Ce genre d’approche a deux avantages : vérifier et rassurer. Vérifier que l’environnement répond à ma proposition ; me rassurer moi-même sur le fait que je ne m’engage pas dans une impasse, que ma démarche est légitime et que je peux être vu et reconnu.

Cependant, c’est encore trop peu dire : je peux m’engager dans l’action progressivement sans obtenir de résultats, car il faut malgré tout s’engager suffisamment, avec l’énergie nécessaire.

La peur, amie et ennemie

Ce qui empêche le plus souvent de s’engager, c’est la peur. « Supprimons la peur ! », pourrions-nous être tentés de nous exclamer. Oui mais : d’abord, la peur n’est pas là sans raison ; elle nous protège des excès de risques et des dangers potentiels inhérents à toute aventure.
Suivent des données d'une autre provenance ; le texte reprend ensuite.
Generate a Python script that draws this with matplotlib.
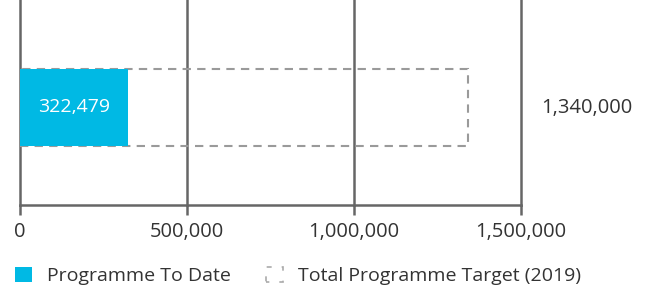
import matplotlib
matplotlib.use("Agg")
import matplotlib.pyplot as plt
from matplotlib.patches import Rectangle
from matplotlib.ticker import FuncFormatter

categories = ["Programme"]
to_date = [322479]
target = [1340000]
xticks = [0, 500000, 1000000, 1500000]

plt.rcParams['font.family'] = ['Open Sans', 'DejaVu Sans']
FS = 14.5

fig = plt.figure(figsize=(6.51, 2.90), dpi=100)
ax = fig.add_axes([20/651, 1-205/290, 501/651, 205/290])
ax.set_xlim(0, 1500000)
ax.set_ylim(0, 1)

bar_y = (205-107.5)/205
bar_h = 77/205

ax.barh([bar_y], target, height=bar_h, left=0, facecolor='none', edgecolor='#9a9a9a',
        linestyle=(0, (4, 3)), linewidth=1.5, zorder=3)
ax.barh([bar_y], to_date, height=bar_h, left=0, color='#00b9e4', zorder=4)

ax.text(to_date[0]/2, bar_y, f"{to_date[0]:,}", ha='center', va='center', color='white', fontsize=14, zorder=5)
ax.text(1560000, bar_y, f"{target[0]:,}", ha='left', va='center', color='#333333', fontsize=FS, clip_on=False)

ax.set_xticks(xticks)
ax.xaxis.set_major_formatter(FuncFormatter(lambda v, p: f"{int(v):,}"))
ax.tick_params(axis='x', length=7, width=1.8, color='#666666', labelsize=FS, labelcolor='#333333', pad=5)
ax.set_yticks([])
ax.grid(axis='x', color='#666666', linewidth=1.8, zorder=1)
for gl in ax.get_xgridlines():
    gl.set_clip_on(False)
for s in ['top', 'right', 'left']:
    ax.spines[s].set_visible(False)
ax.spines['bottom'].set_color('#666666')
ax.spines['bottom'].set_linewidth(1.8)
ax.set_axisbelow(True)

handles = [Rectangle((0, 0), 1, 1, facecolor='#00b9e4', edgecolor='none'),
           Rectangle((0, 0), 1, 1, facecolor='none', edgecolor='#aaaaaa', linestyle=(1, (3, 6)), linewidth=1.2)]
leg = fig.legend(handles, ["Programme To Date", "Total Programme Target (2019)"], loc='center left',
                 bbox_to_anchor=(15/651, 1-276/290), ncol=2, frameon=False, fontsize=14, handlelength=0.88,
                 handleheight=0.85, handletextpad=0.77, columnspacing=1.8, labelcolor='#333333', borderpad=0,
                 borderaxespad=0)

fig.savefig("out.png", dpi=100)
Ensuite, ceux qui n’ont pas peur – qui disent ne pas avoir peur – sont soit des inconscients, soit des personnes qui ne reconnaissent pas leur peur ; c’est-à-dire qui se coupent de leur peur et, pour ce faire, se coupent de leur environnement. Ce qu’on appelle foncer tête baissée, les yeux tournés vers le sol pour ne pas voir le danger et ne pas avoir peur.

Je dirais donc que la peur est une amie qui nous alerte en cas de danger et une ennemie quand elle nous coupe de l’environnement ; soit qu’elle soit exagérée au point de brouiller notre perception, soit qu’il s’agisse de la peur d’avoir peur.

Peur d’avoir peur, cela signifie se tenir honteux quand on n’arrive pas à se lancer, plutôt que de montrer de la bienveillance vis-à-vis de soi-même ; ou, à l’inverse, se comporter en fanfaron et prendre des risques inconsidérés au seul prétexte de ne pas avouer ou montrer sa peur.

Oser = reconnaître

Oser entreprendre, c’est avoir la juste mesure de la peur ; reconnaître celle-ci à sa juste mesure, ne pas la nier ni en avoir honte. Oser, c’est garder le contact à la fois avec son environnement pour assurer sa progression, comme un alpiniste qui plante un piton dans la paroi à chaque avancée, et à la fois avec soi-même pour se ménager et se contraindre à une exigence raisonnable. Car, oui, il faut parfois se faire « violence », mais pas trop. Encore une histoire de sentier étroit entre deux extrêmes.